Armin Laschet, der Ministerpräsident von Nordrhein-Westfalen, meint Ähnliches, wenn er per Grußwort das Ziel vorgibt, "jüdisches Leben in Deutschland endlich zu einer Selbstverständlichkeit" werden zu lassen. Noch ist das eben nicht so, wie auch Israels Staatspräsident Reuven Rivlin per Video beklagt: Rivlin preist zwar die "Wiederbelebung jüdischen Lebens" in Deutschland, aber zugleich mahnt er zu "Null-Toleranz gegen jegliche Form des Antisemitismus". Immer und überall: "Ob auf der Straße, in den Online-Medien oder in der Politik."

Josef Schuster, der Präsident des Zentralrats der Juden, baut dazu auch auf das Festjahr.
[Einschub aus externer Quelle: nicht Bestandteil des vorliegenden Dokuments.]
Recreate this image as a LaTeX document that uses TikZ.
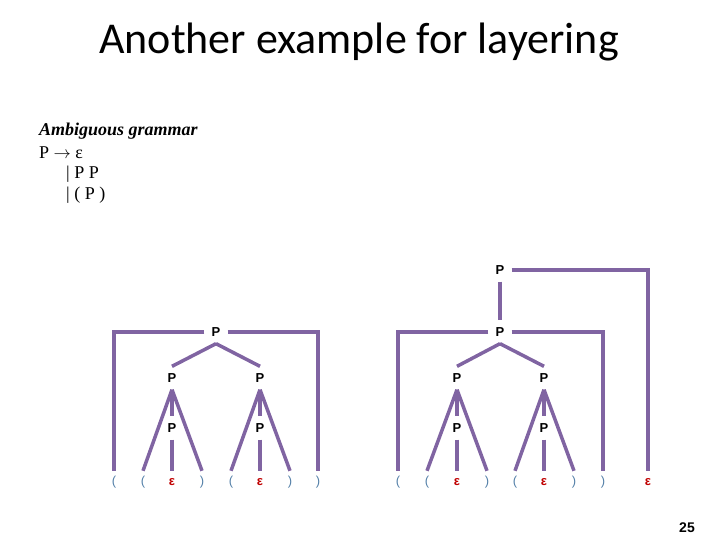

Das solle Wissen verbreiten über die Vielfalt jüdischen Lebens: "Wenn Juden nicht länger als fremd empfunden werden", so Schuster, dann sei möglich, "dass manches Vorurteil endlich ein für alle Mal verschwindet". Wo man die Corona-Krise bewältige, könne man doch "die Bevölkerung auch stärker gegen Antisemitismus immunisieren."

Wunschdenken? Auch Präsident Steinmeier erwähnt in seinem Aufruf zum Aufstehen gegen jedweden Antisemitismus, was er aus Gesprächen mit jugendlichen Juden erfahren habe: Die wollten, so der Präsident, einfach "keine Fremden, keine anderen sein - sondern junge Menschen jüdischer Herkunft in einer vielfältigen, toleranten Gesellschaft, hier in Deutschland". Nur, das bleibt ein noch weiter Weg, wie der Rapper Ben Salomo per Festakt-Video bezeugt: Antisemitismus, so sagt er, "das betrifft Juden leider 24/7 in diesem Land." Und diese Angst werfe Fragen auf: "Wie lange noch, wie lange kann man hier noch leben?"